Councilwoman Mary Kay Sigaty, a Democrat who represents Clarksville, said the bill was tabled to give council members more time to look at the guidelines. In particular, she wants to reconsider whether the document should include improvements to the pike such as traffic lights and lane extensions, which were originally part of the plan.

Deputy planning director Raj Kudchadkar said last month that the county had decided to remove traffic improvements, which proved controversial within the community, from the guidelines so as not to prevent the rest of the design concepts from being implemented.

"When we were getting our community feedback, a lot of it had to do with safety on the road. That certainly didn't need to hold back the rest of the guidelines," he said at the time.

At the council's November public hearing, one resident, who had worked as a planner, testified that slowing down traffic along the pike was essential to creating the Main Street feel the design guidelines seek to create.

"You can't design for a road if you can't bring the speeds down," Sigaty said Monday. "We've heard some very compelling testimony about how the road needed to be included."

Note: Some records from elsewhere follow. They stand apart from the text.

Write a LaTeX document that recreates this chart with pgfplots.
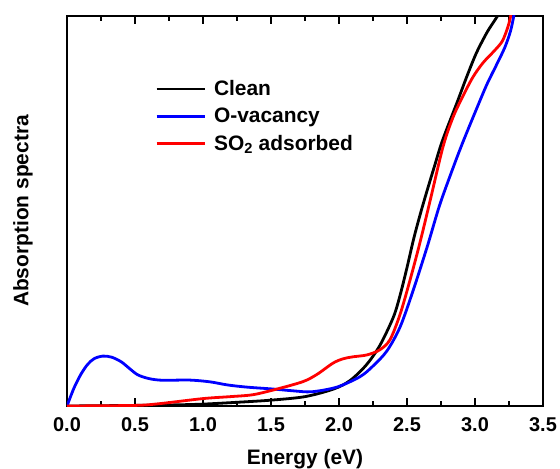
\documentclass[border=0pt]{standalone}
\usepackage{pgfplots}
\pgfplotsset{compat=1.18}
\usepackage{fontspec}
\setmainfont{Liberation Sans}
\begin{document}
\begin{tikzpicture}
\path[use as bounding box] (-67bp,-63bp) rectangle (493bp,406bp);
\begin{axis}[
  at={(0,0)}, anchor=south west,
  width=476bp, height=390bp, scale only axis=true,
  xmin=0, xmax=3.5, ymin=0, ymax=2,
  xtick={0,0.5,...,3.5},
  minor x tick num=1,
  ytick=\empty,
  minor ytick={1},
  major tick length=8bp,
  minor tick length=5bp,
  axis line style={line width=1.8bp},
  every tick/.style={line width=1.5bp, black},
  /pgf/number format/assume math mode=true,
  xticklabel style={font=\fontsize{20}{20}\selectfont\bfseries, yshift=-8bp,
    /pgf/number format/.cd, fixed, fixed zerofill, precision=1},
  xlabel={Energy (eV)},
  ylabel={Absorption spectra},
  label style={font=\fontsize{21}{21}\selectfont\bfseries},
  xlabel style={at={(axis description cs:0.5,-0.135)}, anchor=center},
  ylabel style={at={(axis description cs:-0.0924,0.5)}, anchor=center},
  legend style={at={(axis description cs:0.185,0.84)}, anchor=north west,
    draw=none, fill=none, font=\fontsize{21}{21}\selectfont\bfseries,
    row sep=7bp, inner sep=0pt},
  legend cell align=left,
  legend image code/.code={\draw[#1] (0bp,0bp) -- (48bp,0bp); \path (54bp,0bp);},
  every axis plot/.append style={line width=2.8bp, smooth, tension=0.5},
]
\addplot[black] coordinates {
(0,0) (0.5,0.003) (0.81,0.006) (1.01,0.010) (1.25,0.019) (1.50,0.030)
(1.75,0.048) (1.96,0.087) (2.08,0.13) (2.20,0.21) (2.30,0.31)
(2.40,0.456) (2.45,0.57) (2.50,0.71) (2.55,0.86) (2.60,0.99)
(2.65,1.11) (2.70,1.225) (2.76,1.36) (2.87,1.56) (2.94,1.69)
(3.01,1.81) (3.09,1.918) (3.17,2.005) (3.22,2.07)
};
\addlegendentry{Clean}
\addplot[blue] coordinates {
(0,0) (0.05,0.09) (0.10,0.16) (0.15,0.212) (0.20,0.243) (0.265,0.256)
(0.33,0.25) (0.40,0.226) (0.46,0.192) (0.52,0.16) (0.60,0.141) (0.70,0.132)
(0.90,0.133) (1.05,0.124) (1.18,0.108) (1.32,0.097) (1.515,0.087)
(1.66,0.078) (1.80,0.073) (1.985,0.097) (2.154,0.15) (2.25,0.205)
(2.353,0.283) (2.449,0.405) (2.544,0.59) (2.65,0.82) (2.74,1.03)
(2.838,1.22) (2.912,1.355) (3.015,1.53) (3.088,1.65) (3.162,1.755)
(3.22,1.84) (3.26,1.92) (3.285,2.0) (3.30,2.08)
};
\addlegendentry{O-vacancy}
\addplot[red] coordinates {
(0,0) (0.5,0.003) (0.68,0.012) (1.0,0.038) (1.2,0.048) (1.368,0.058) (1.544,0.087)
(1.735,0.125) (1.838,0.162) (1.956,0.22) (2.03,0.242) (2.10,0.252)
(2.206,0.262) (2.30,0.288) (2.375,0.34) (2.449,0.47) (2.522,0.645)
(2.596,0.84) (2.669,1.05) (2.765,1.33) (2.838,1.48) (2.912,1.59)
(2.985,1.687) (3.059,1.76) (3.14,1.82) (3.20,1.87) (3.24,1.94) (3.262,2.0) (3.275,2.08)
};
\addlegendentry{SO\textsubscript{2} adsorbed}
\end{axis}
\end{tikzpicture}
\end{document}
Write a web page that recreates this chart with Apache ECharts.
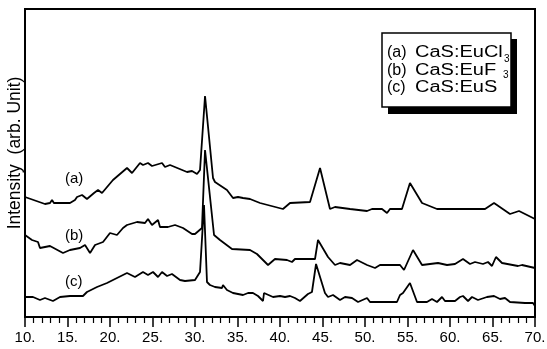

Both bills related to the guidelines will again be eligible for a vote early next month at the county's January voting session.

The council also elected new officers for 2016 Monday night. Councilman Calvin Ball, a Democrat from east Columbia, will serve as chairman, while Jon Weinstein, an Ellicott City Democrat, will be vice chair for his second year in a row.

Councilwoman Jen Terrasa, a Democrat who represents the southeast county, will chair the zoning board with Sigaty as vice chair, and Sigaty will chair the liquor board, with Councilman Greg Fox, a Republican from Fulton, as vice chair.